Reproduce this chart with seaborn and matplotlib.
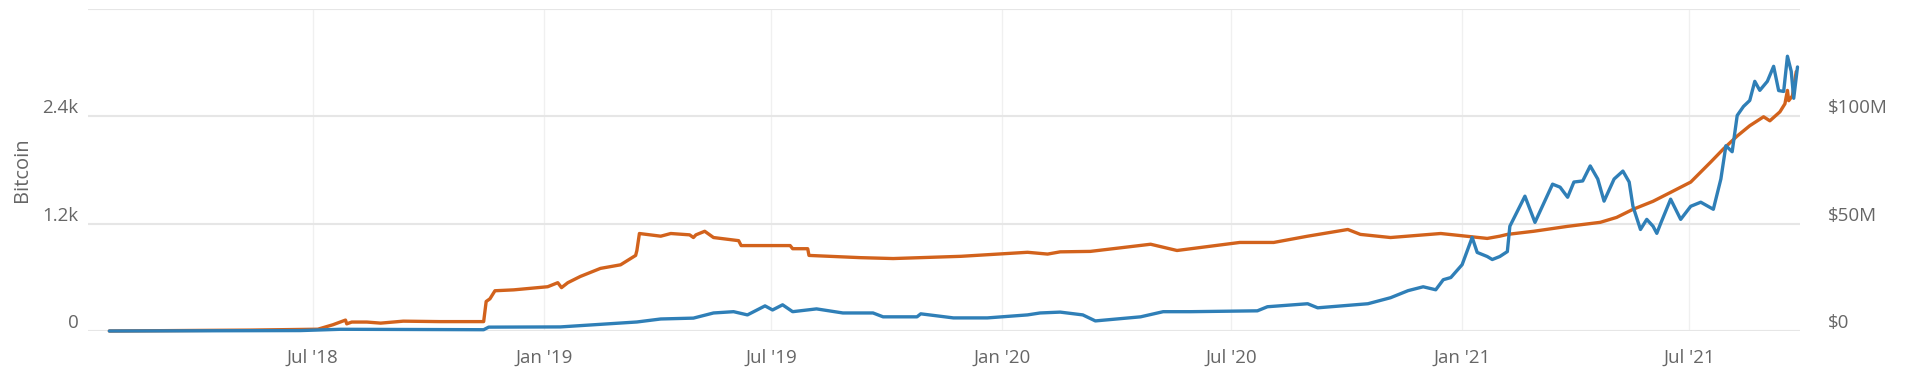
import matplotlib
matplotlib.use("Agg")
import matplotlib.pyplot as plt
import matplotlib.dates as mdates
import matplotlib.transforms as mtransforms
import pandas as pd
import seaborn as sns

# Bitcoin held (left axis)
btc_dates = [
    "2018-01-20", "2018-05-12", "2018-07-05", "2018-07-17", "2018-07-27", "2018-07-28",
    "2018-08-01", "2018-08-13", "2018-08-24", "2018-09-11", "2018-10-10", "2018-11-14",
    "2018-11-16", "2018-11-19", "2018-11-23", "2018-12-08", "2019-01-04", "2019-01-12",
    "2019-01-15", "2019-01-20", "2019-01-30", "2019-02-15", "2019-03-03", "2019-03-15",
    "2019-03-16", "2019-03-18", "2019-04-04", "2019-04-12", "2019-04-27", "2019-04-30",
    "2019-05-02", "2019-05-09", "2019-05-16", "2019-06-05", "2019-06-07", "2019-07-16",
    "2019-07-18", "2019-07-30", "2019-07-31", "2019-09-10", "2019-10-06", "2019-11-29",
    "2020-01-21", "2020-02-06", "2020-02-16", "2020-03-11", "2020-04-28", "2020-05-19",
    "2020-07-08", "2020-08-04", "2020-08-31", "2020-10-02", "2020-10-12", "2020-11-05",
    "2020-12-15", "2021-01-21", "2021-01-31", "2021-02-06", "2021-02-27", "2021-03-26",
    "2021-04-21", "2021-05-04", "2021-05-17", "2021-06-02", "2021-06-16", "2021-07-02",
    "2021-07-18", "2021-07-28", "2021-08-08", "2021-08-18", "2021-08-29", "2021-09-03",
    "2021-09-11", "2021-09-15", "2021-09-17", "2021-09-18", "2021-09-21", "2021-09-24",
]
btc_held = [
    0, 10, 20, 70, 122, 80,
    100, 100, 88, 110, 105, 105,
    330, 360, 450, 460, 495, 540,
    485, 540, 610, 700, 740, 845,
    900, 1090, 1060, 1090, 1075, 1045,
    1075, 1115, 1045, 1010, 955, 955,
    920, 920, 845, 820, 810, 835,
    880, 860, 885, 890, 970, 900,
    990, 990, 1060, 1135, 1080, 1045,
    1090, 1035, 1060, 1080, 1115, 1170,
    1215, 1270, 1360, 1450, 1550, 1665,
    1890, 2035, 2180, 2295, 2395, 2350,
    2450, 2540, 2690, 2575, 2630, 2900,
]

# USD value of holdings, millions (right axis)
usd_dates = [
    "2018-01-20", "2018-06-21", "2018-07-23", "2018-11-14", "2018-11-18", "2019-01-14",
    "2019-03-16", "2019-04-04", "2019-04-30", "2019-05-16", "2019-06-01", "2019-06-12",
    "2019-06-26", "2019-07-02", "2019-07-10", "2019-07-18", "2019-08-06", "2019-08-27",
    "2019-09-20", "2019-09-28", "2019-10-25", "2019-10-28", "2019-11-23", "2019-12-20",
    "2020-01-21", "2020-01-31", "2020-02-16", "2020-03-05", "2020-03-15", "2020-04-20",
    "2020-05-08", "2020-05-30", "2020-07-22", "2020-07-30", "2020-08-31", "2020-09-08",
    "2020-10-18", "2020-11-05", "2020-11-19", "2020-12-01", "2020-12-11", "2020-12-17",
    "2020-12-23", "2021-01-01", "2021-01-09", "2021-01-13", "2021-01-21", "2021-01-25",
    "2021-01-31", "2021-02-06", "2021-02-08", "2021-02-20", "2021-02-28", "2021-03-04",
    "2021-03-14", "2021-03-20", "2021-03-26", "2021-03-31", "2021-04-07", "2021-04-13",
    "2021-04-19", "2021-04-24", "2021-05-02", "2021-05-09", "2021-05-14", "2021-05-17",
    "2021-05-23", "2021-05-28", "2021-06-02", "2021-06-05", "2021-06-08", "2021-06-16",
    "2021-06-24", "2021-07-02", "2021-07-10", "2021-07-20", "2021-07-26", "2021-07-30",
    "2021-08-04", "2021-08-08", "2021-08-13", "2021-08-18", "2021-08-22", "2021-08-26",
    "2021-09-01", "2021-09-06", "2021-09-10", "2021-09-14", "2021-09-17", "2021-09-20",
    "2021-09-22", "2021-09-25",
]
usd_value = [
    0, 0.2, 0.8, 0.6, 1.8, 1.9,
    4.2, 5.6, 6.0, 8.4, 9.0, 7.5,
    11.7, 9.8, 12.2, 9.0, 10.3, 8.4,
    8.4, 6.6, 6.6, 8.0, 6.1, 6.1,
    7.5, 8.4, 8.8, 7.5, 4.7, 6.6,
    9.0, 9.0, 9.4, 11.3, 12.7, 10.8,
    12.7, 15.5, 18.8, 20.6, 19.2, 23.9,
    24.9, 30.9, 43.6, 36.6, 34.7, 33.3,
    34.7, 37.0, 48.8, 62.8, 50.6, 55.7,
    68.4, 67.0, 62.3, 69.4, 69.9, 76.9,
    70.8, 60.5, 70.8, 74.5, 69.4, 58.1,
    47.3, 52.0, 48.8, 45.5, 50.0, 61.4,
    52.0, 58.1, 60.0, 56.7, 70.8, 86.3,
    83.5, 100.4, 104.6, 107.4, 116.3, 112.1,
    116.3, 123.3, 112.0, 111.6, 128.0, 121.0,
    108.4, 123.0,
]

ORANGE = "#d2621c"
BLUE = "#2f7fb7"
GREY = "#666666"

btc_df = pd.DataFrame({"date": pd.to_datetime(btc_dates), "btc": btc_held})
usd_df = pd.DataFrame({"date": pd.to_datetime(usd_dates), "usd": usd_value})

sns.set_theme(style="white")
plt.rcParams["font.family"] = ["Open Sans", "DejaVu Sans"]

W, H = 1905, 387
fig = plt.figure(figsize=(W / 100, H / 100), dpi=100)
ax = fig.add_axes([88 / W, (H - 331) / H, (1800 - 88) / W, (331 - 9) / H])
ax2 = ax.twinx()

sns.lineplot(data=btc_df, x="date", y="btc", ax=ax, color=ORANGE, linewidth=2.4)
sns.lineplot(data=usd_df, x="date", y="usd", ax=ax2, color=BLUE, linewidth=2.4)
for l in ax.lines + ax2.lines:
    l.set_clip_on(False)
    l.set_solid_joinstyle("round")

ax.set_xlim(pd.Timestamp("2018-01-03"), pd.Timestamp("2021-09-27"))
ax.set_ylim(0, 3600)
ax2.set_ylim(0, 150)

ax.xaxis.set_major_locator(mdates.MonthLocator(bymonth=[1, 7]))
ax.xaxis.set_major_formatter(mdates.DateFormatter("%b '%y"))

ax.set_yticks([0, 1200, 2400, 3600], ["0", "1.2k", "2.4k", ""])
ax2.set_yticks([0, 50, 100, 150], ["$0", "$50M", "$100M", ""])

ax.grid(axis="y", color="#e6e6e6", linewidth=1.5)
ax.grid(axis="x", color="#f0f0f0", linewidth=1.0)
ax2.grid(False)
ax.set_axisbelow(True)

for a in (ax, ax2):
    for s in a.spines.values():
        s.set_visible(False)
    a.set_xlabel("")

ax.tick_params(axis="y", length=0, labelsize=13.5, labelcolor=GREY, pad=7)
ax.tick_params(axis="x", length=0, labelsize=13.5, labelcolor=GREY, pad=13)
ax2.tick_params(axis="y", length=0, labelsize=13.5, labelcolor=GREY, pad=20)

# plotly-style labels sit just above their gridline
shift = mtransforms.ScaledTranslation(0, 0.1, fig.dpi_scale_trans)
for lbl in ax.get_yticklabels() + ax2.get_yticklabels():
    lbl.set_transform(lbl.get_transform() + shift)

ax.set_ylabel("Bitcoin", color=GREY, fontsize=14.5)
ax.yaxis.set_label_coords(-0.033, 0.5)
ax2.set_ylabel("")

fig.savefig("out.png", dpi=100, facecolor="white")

____________

- Exercise prompt -
Exclude the pictures. Write out the remaining data exactly.

- Answer to the problem -
Reproduce this chart with seaborn and matplotlib.
import matplotlib
matplotlib.use("Agg")
import matplotlib.pyplot as plt
import matplotlib.dates as mdates
import matplotlib.transforms as mtransforms
import pandas as pd
import seaborn as sns

# Bitcoin held (left axis)
btc_dates = [
    "2018-01-20", "2018-05-12", "2018-07-05", "2018-07-17", "2018-07-27", "2018-07-28",
    "2018-08-01", "2018-08-13", "2018-08-24", "2018-09-11", "2018-10-10", "2018-11-14",
    "2018-11-16", "2018-11-19", "2018-11-23", "2018-12-08", "2019-01-04", "2019-01-12",
    "2019-01-15", "2019-01-20", "2019-01-30", "2019-02-15", "2019-03-03", "2019-03-15",
    "2019-03-16", "2019-03-18", "2019-04-04", "2019-04-12", "2019-04-27", "2019-04-30",
    "2019-05-02", "2019-05-09", "2019-05-16", "2019-06-05", "2019-06-07", "2019-07-16",
    "2019-07-18", "2019-07-30", "2019-07-31", "2019-09-10", "2019-10-06", "2019-11-29",
    "2020-01-21", "2020-02-06", "2020-02-16", "2020-03-11", "2020-04-28", "2020-05-19",
    "2020-07-08", "2020-08-04", "2020-08-31", "2020-10-02", "2020-10-12", "2020-11-05",
    "2020-12-15", "2021-01-21", "2021-01-31", "2021-02-06", "2021-02-27", "2021-03-26",
    "2021-04-21", "2021-05-04", "2021-05-17", "2021-06-02", "2021-06-16", "2021-07-02",
    "2021-07-18", "2021-07-28", "2021-08-08", "2021-08-18", "2021-08-29", "2021-09-03",
    "2021-09-11", "2021-09-15", "2021-09-17", "2021-09-18", "2021-09-21", "2021-09-24",
]
btc_held = [
    0, 10, 20, 70, 122, 80,
    100, 100, 88, 110, 105, 105,
    330, 360, 450, 460, 495, 540,
    485, 540, 610, 700, 740, 845,
    900, 1090, 1060, 1090, 1075, 1045,
    1075, 1115, 1045, 1010, 955, 955,
    920, 920, 845, 820, 810, 835,
    880, 860, 885, 890, 970, 900,
    990, 990, 1060, 1135, 1080, 1045,
    1090, 1035, 1060, 1080, 1115, 1170,
    1215, 1270, 1360, 1450, 1550, 1665,
    1890, 2035, 2180, 2295, 2395, 2350,
    2450, 2540, 2690, 2575, 2630, 2900,
]

# USD value of holdings, millions (right axis)
usd_dates = [
    "2018-01-20", "2018-06-21", "2018-07-23", "2018-11-14", "2018-11-18", "2019-01-14",
    "2019-03-16", "2019-04-04", "2019-04-30", "2019-05-16", "2019-06-01", "2019-06-12",
    "2019-06-26", "2019-07-02", "2019-07-10", "2019-07-18", "2019-08-06", "2019-08-27",
    "2019-09-20", "2019-09-28", "2019-10-25", "2019-10-28", "2019-11-23", "2019-12-20",
    "2020-01-21", "2020-01-31", "2020-02-16", "2020-03-05", "2020-03-15", "2020-04-20",
    "2020-05-08", "2020-05-30", "2020-07-22", "2020-07-30", "2020-08-31", "2020-09-08",
    "2020-10-18", "2020-11-05", "2020-11-19", "2020-12-01", "2020-12-11", "2020-12-17",
    "2020-12-23", "2021-01-01", "2021-01-09", "2021-01-13", "2021-01-21", "2021-01-25",
    "2021-01-31", "2021-02-06", "2021-02-08", "2021-02-20", "2021-02-28", "2021-03-04",
    "2021-03-14", "2021-03-20", "2021-03-26", "2021-03-31", "2021-04-07", "2021-04-13",
    "2021-04-19", "2021-04-24", "2021-05-02", "2021-05-09", "2021-05-14", "2021-05-17",
    "2021-05-23", "2021-05-28", "2021-06-02", "2021-06-05", "2021-06-08", "2021-06-16",
    "2021-06-24", "2021-07-02", "2021-07-10", "2021-07-20", "2021-07-26", "2021-07-30",
    "2021-08-04", "2021-08-08", "2021-08-13", "2021-08-18", "2021-08-22", "2021-08-26",
    "2021-09-01", "2021-09-06", "2021-09-10", "2021-09-14", "2021-09-17", "2021-09-20",
    "2021-09-22", "2021-09-25",
]
usd_value = [
    0, 0.2, 0.8, 0.6, 1.8, 1.9,
    4.2, 5.6, 6.0, 8.4, 9.0, 7.5,
    11.7, 9.8, 12.2, 9.0, 10.3, 8.4,
    8.4, 6.6, 6.6, 8.0, 6.1, 6.1,
    7.5, 8.4, 8.8, 7.5, 4.7, 6.6,
    9.0, 9.0, 9.4, 11.3, 12.7, 10.8,
    12.7, 15.5, 18.8, 20.6, 19.2, 23.9,
    24.9, 30.9, 43.6, 36.6, 34.7, 33.3,
    34.7, 37.0, 48.8, 62.8, 50.6, 55.7,
    68.4, 67.0, 62.3, 69.4, 69.9, 76.9,
    70.8, 60.5, 70.8, 74.5, 69.4, 58.1,
    47.3, 52.0, 48.8, 45.5, 50.0, 61.4,
    52.0, 58.1, 60.0, 56.7, 70.8, 86.3,
    83.5, 100.4, 104.6, 107.4, 116.3, 112.1,
    116.3, 123.3, 112.0, 111.6, 128.0, 121.0,
    108.4, 123.0,
]

ORANGE = "#d2621c"
BLUE = "#2f7fb7"
GREY = "#666666"

btc_df = pd.DataFrame({"date": pd.to_datetime(btc_dates), "btc": btc_held})
usd_df = pd.DataFrame({"date": pd.to_datetime(usd_dates), "usd": usd_value})

sns.set_theme(style="white")
plt.rcParams["font.family"] = ["Open Sans", "DejaVu Sans"]

W, H = 1905, 387
fig = plt.figure(figsize=(W / 100, H / 100), dpi=100)
ax = fig.add_axes([88 / W, (H - 331) / H, (1800 - 88) / W, (331 - 9) / H])
ax2 = ax.twinx()

sns.lineplot(data=btc_df, x="date", y="btc", ax=ax, color=ORANGE, linewidth=2.4)
sns.lineplot(data=usd_df, x="date", y="usd", ax=ax2, color=BLUE, linewidth=2.4)
for l in ax.lines + ax2.lines:
    l.set_clip_on(False)
    l.set_solid_joinstyle("round")

ax.set_xlim(pd.Timestamp("2018-01-03"), pd.Timestamp("2021-09-27"))
ax.set_ylim(0, 3600)
ax2.set_ylim(0, 150)

ax.xaxis.set_major_locator(mdates.MonthLocator(bymonth=[1, 7]))
ax.xaxis.set_major_formatter(mdates.DateFormatter("%b '%y"))

ax.set_yticks([0, 1200, 2400, 3600], ["0", "1.2k", "2.4k", ""])
ax2.set_yticks([0, 50, 100, 150], ["$0", "$50M", "$100M", ""])

ax.grid(axis="y", color="#e6e6e6", linewidth=1.5)
ax.grid(axis="x", color="#f0f0f0", linewidth=1.0)
ax2.grid(False)
ax.set_axisbelow(True)

for a in (ax, ax2):
    for s in a.spines.values():
        s.set_visible(False)
    a.set_xlabel("")

ax.tick_params(axis="y", length=0, labelsize=13.5, labelcolor=GREY, pad=7)
ax.tick_params(axis="x", length=0, labelsize=13.5, labelcolor=GREY, pad=13)
ax2.tick_params(axis="y", length=0, labelsize=13.5, labelcolor=GREY, pad=20)

# plotly-style labels sit just above their gridline
shift = mtransforms.ScaledTranslation(0, 0.1, fig.dpi_scale_trans)
for lbl in ax.get_yticklabels() + ax2.get_yticklabels():
    lbl.set_transform(lbl.get_transform() + shift)

ax.set_ylabel("Bitcoin", color=GREY, fontsize=14.5)
ax.yaxis.set_label_coords(-0.033, 0.5)
ax2.set_ylabel("")

fig.savefig("out.png", dpi=100, facecolor="white")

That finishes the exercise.